=== Given information ===
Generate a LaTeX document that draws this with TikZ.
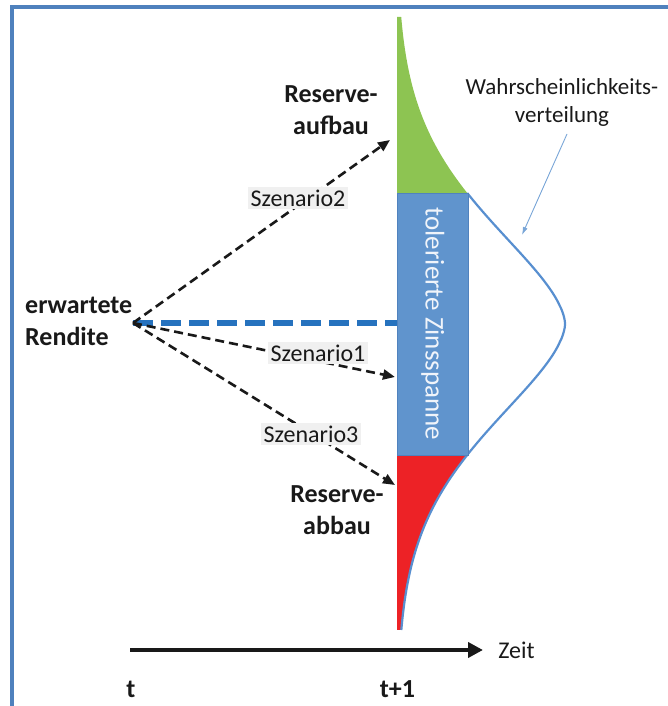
\documentclass[tikz,border=0pt]{standalone}
\usepackage{fontspec}
\setmainfont{Carlito}
\usetikzlibrary{arrows.meta}
\definecolor{framec}{RGB}{79,129,189}
\definecolor{greenc}{RGB}{141,196,82}
\definecolor{redc}{RGB}{237,34,38}
\definecolor{boxc}{RGB}{96,148,205}
\definecolor{bellc}{RGB}{88,143,208}
\definecolor{ptrc}{RGB}{120,165,215}
\definecolor{dblue}{RGB}{38,114,190}
\definecolor{labbg}{RGB}{240,240,240}
\definecolor{txt}{RGB}{25,25,25}
\begin{document}
\begin{tikzpicture}[x=1pt,y=1pt,
  declare function={bell(\d)=168*exp(-0.861*pow(abs(\d)/130+0.0001,1.69));},
  boldlab/.style={font=\fontsize{26}{32}\selectfont\bfseries, text=txt, inner sep=0pt, align=center},
  plainlab/.style={font=\fontsize{23}{27.5}\selectfont, text=txt, inner sep=0pt, align=center},
  scenlab/.style={font=\fontsize{24}{28}\selectfont, text=txt, fill=labbg, inner sep=2.5pt},
  scen/.style={draw=txt, line width=2.6pt, dash pattern=on 9pt off 5pt, -{Triangle[length=12pt,width=10pt]}},
  bluedash/.style={draw=dblue, line width=6pt, dash pattern=on 20pt off 8pt},
  timeaxis/.style={draw=txt, line width=4.5pt, -{Triangle[length=15pt,width=15pt]}},
  zinsbox/.style={fill=boxc, draw={rgb,255:red,80;green,130;blue,190}, line width=0.8pt, inner sep=0pt,
    minimum width=71.5pt, minimum height=262pt, text={rgb,255:red,240;green,244;blue,250}, font=\fontsize{27}{30}\selectfont}
]
\useasboundingbox (0,0) rectangle (668,706);
\clip (0,0) rectangle (668,706);

% frame
\draw[framec, line width=4pt] (12,-10) -- (12,698.5) -- (690,698.5);

% distribution fills
\fill[greenc] (397,689) -- plot[domain=-307:-130, samples=90] ({397+bell(\x)},{382-\x}) -- (397,512) -- cycle;
\fill[redc] (397,252) -- plot[domain=130:306, samples=90] ({397+bell(\x)},{382-\x}) -- (397,76) -- cycle;
\draw[bellc, line width=2.2pt] plot[domain=-131:306, samples=160] ({397+bell(\x)},{382-\x});

% box
\node[zinsbox] (box) at (432.75,382) {\rotatebox{-90}{tolerierte Zinsspanne}};

% labels
\node[boldlab, align=left, anchor=west] (erw) at (25,385) {erwartete\\Rendite};
\node[boldlab] (aufbau) at (331,596) {Reserve-\\aufbau};
\node[boldlab] (abbau) at (337,195.5) {Reserve-\\abbau};
\node[plainlab] (wahr) at (562,603.5) {Wahrscheinlichkeits-\\verteilung};
\node[boldlab] (t0) at (131,17) {t};
\node[boldlab] (t1) at (397.5,17) {t+1};
\node[plainlab, font=\fontsize{24}{28}\selectfont] (zeit) at (516.5,56) {Zeit};

% coordinates
\coordinate (o) at (133,383);
\coordinate (s2) at (390,566);
\coordinate (s1) at (395,329);
\coordinate (s3) at (395,221);
\coordinate (za) at (130,56);
\coordinate (zb) at (483,56);
\coordinate (pstart) at (567,572);
\coordinate (ptip) at (522,471);

% connectors
\draw[bluedash] (o) -- (o -| box.west);
\draw[scen] (o) -- (s2);
\draw[scen] (o) -- (s1);
\draw[scen] (o) -- (s3);
\node[scenlab] (l2) at (298,508) {Szenario2};
\node[scenlab] (l1) at (318,353) {Szenario1};
\node[scenlab] (l3) at (311,272) {Szenario3};

\draw[timeaxis] (za) -- (zb);
\draw[ptrc, line width=0.9pt, -{Latex[length=8pt,width=5pt]}] (pstart) -- (ptip);
\end{tikzpicture}
\end{document}
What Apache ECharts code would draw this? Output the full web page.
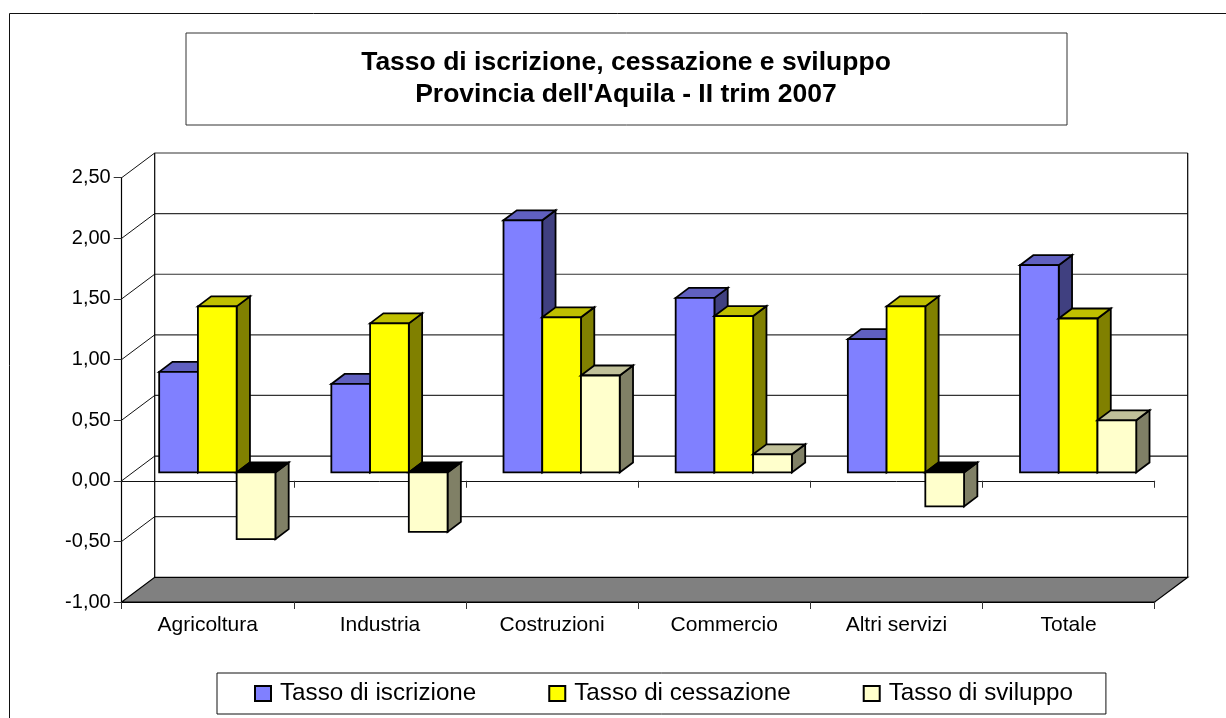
<!DOCTYPE html>
<html>
<head>
<meta charset="utf-8">
<title>Tasso di iscrizione, cessazione e sviluppo</title>
<script src="https://cdn.jsdelivr.net/npm/echarts@6/dist/echarts.min.js"></script>
<style>
  html, body { margin: 0; padding: 0; background: #fff; }
  #chart { width: 1226px; height: 718px; }
</style>
</head>
<body>
<div id="chart"></div>
<script>
const categories = ['Agricoltura', 'Industria', 'Costruzioni', 'Commercio', 'Altri servizi', 'Totale']
const iscrizione = [0.83, 0.73, 2.08, 1.44, 1.10, 1.71]
const cessazione = [1.37, 1.23, 1.28, 1.29, 1.37, 1.27]
const sviluppo = [-0.55, -0.49, 0.80, 0.15, -0.28, 0.43]
const wallTicks = [-1, -0.5, 0, 0.5, 1, 1.5, 2, 2.5]

const FONT = '"Liberation Sans", Arial, sans-serif'

// depth of the chart box and of a single bar, in pixels
const wallDx = 33
const wallDy = -24.7
const barDx = 13.3
const barDy = -10
const frontDx = 9.5
const frontDy = -8.3

const barShare = 0.225

function poly(points, fill, width) {
  return {
    type: 'polygon',
    shape: {points},
    style: {fill, stroke: '#000', lineWidth: width || 1.8, lineJoin: 'miter'}
  }
}

function seg(x1, y1, x2, y2, color, width) {
  return {
    type: 'line',
    shape: {x1, y1, x2, y2},
    style: {stroke: color || '#111', lineWidth: width || 1}
  }
}

function renderWall(params, api) {
  const box = params.coordSys
  const v = api.value(1)
  const y = api.coord([0, v])[1]
  const left = box.x
  const right = box.x + box.width
  const children = []
  if (v === wallTicks[0]) {
    children.push(poly([
      [left, y],
      [left + wallDx, y + wallDy],
      [right + wallDx, y + wallDy],
      [right, y]
    ], '#808080', 1.2))
    return {type: 'group', children}
  }
  children.push(seg(left, y, left + wallDx, y + wallDy))
  children.push(seg(left + wallDx, y + wallDy, right + wallDx, y + wallDy, v === 0 ? '#111' : '#333', 1.2))
  if (v === wallTicks[wallTicks.length - 1]) {
    const bottom = api.coord([0, wallTicks[0]])[1]
    children.push(seg(left + wallDx, y + wallDy, left + wallDx, bottom + wallDy, '#000', 1.2))
    children.push(seg(right + wallDx, y + wallDy, right + wallDx, bottom + wallDy, '#000', 1.2))
  }
  return {type: 'group', children}
}

function barRenderer(order, front, top, side) {
  return function (params, api) {
    const idx = api.value(0)
    const val = api.value(1)
    const zero = api.coord([idx, 0])
    const end = api.coord([idx, val])
    const w = api.size([1, 0])[0] * barShare
    const x0 = zero[0] - 1.5 * w + order * w + frontDx
    const x1 = x0 + w
    const yBase = zero[1] + frontDy
    const yEnd = end[1] + frontDy
    const yTop = Math.min(yBase, yEnd)
    const yBottom = Math.max(yBase, yEnd)
    return {
      type: 'group',
      children: [
        poly([[x1, yTop], [x1 + barDx, yTop + barDy], [x1 + barDx, yBottom + barDy], [x1, yBottom]], side),
        poly([[x0, yTop], [x0 + barDx, yTop + barDy], [x1 + barDx, yTop + barDy], [x1, yTop]], val < 0 ? '#000' : top),
        poly([[x0, yTop], [x1, yTop], [x1, yBottom], [x0, yBottom]], front)
      ]
    }
  }
}

function barSeries(name, values, order, front, top, side) {
  return {
    name,
    type: 'custom',
    xAxisIndex: 0,
    yAxisIndex: 0,
    z: 5 + order,
    clip: false,
    silent: true,
    itemStyle: {color: front, borderColor: '#000', borderWidth: 1.5},
    data: values.map((v, i) => [i, v]),
    encode: {x: 0, y: 1},
    renderItem: barRenderer(order, front, top, side)
  }
}

const chart = echarts.init(document.getElementById('chart'), null, {renderer: 'canvas'})

chart.setOption({
  animation: false,
  backgroundColor: '#fff',
  textStyle: {fontFamily: FONT},
  title: {
    text: 'Tasso di iscrizione, cessazione e sviluppo\nProvincia dell\'Aquila - II trim 2007',
    left: 621,
    top: 42,
    textAlign: 'center',
    textStyle: {fontFamily: FONT, fontSize: 26.5, fontWeight: 'bold', color: '#000', lineHeight: 32}
  },
  legend: {
    left: 217,
    top: 673,
    padding: [8.5, 33, 8.5, 37],
    itemWidth: 16,
    itemHeight: 15,
    itemGap: 72,
    borderColor: '#111',
    borderWidth: 1,
    icon: 'rect',
    selectedMode: false,
    textStyle: {fontFamily: FONT, fontSize: 24.2, color: '#000', padding: [0, 0, 0, 4]},
    data: ['Tasso di iscrizione', 'Tasso di cessazione', 'Tasso di sviluppo']
  },
  grid: {left: 121.7, top: 177.7, width: 1033, height: 424.3, containLabel: false},
  xAxis: [
    {
      type: 'category',
      data: categories,
      position: 'bottom',
      z: 4,
      axisLine: {onZero: false, lineStyle: {color: '#000', width: 1.2}},
      axisTick: {show: true, length: 7, lineStyle: {color: '#333'}},
      axisLabel: {fontFamily: FONT, fontSize: 21, color: '#000', margin: 13, interval: 0},
      splitLine: {show: false}
    },
    {
      type: 'category',
      data: categories,
      position: 'top',
      z: 1,
      axisLine: {onZero: true, lineStyle: {color: '#111', width: 1}},
      axisTick: {show: true, inside: true, length: 7, lineStyle: {color: '#333'}},
      axisLabel: {show: false},
      splitLine: {show: false}
    }
  ],
  yAxis: {
    type: 'value',
    min: -1,
    max: 2.5,
    interval: 0.5,
    z: 4,
    axisLine: {show: true, onZero: false, lineStyle: {color: '#000', width: 1.2}},
    axisTick: {show: true, length: 8, lineStyle: {color: '#333'}},
    axisLabel: {
      fontFamily: FONT,
      fontSize: 20,
      color: '#000',
      margin: 11,
      formatter: v => v.toFixed(2).replace('.', ',')
    },
    splitLine: {show: false}
  },
  graphic: [
    {
      type: 'polyline',
      silent: true,
      shape: {points: [[9.5, 718], [9.5, 13.5], [1226, 13.5]]},
      style: {stroke: '#111', fill: null, lineWidth: 1}
    },
    {
      type: 'rect',
      silent: true,
      z: -1,
      shape: {x: 186, y: 33, width: 881, height: 92},
      style: {fill: '#fff', stroke: '#333', lineWidth: 1}
    }
  ],
  series: [
    {
      name: 'wall',
      type: 'custom',
      xAxisIndex: 0,
      yAxisIndex: 0,
      z: 0,
      clip: false,
      silent: true,
      data: wallTicks.map(v => [0, v]),
      encode: {x: 0, y: 1},
      renderItem: renderWall
    },
    barSeries('Tasso di iscrizione', iscrizione, 0, '#8080FF', '#6060C0', '#404080'),
    barSeries('Tasso di cessazione', cessazione, 1, '#FFFF00', '#C0C000', '#808000'),
    barSeries('Tasso di sviluppo', sviluppo, 2, '#FFFFCC', '#C0C099', '#808066')
  ]
})
</script>
</body>
</html>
===
• _Prompt_:
Report back each line of the entries that holds the string "this".

• _Answer to the exercise_:
Generate a LaTeX document that draws this with TikZ.
What Apache ECharts code would draw this? Output the full web page.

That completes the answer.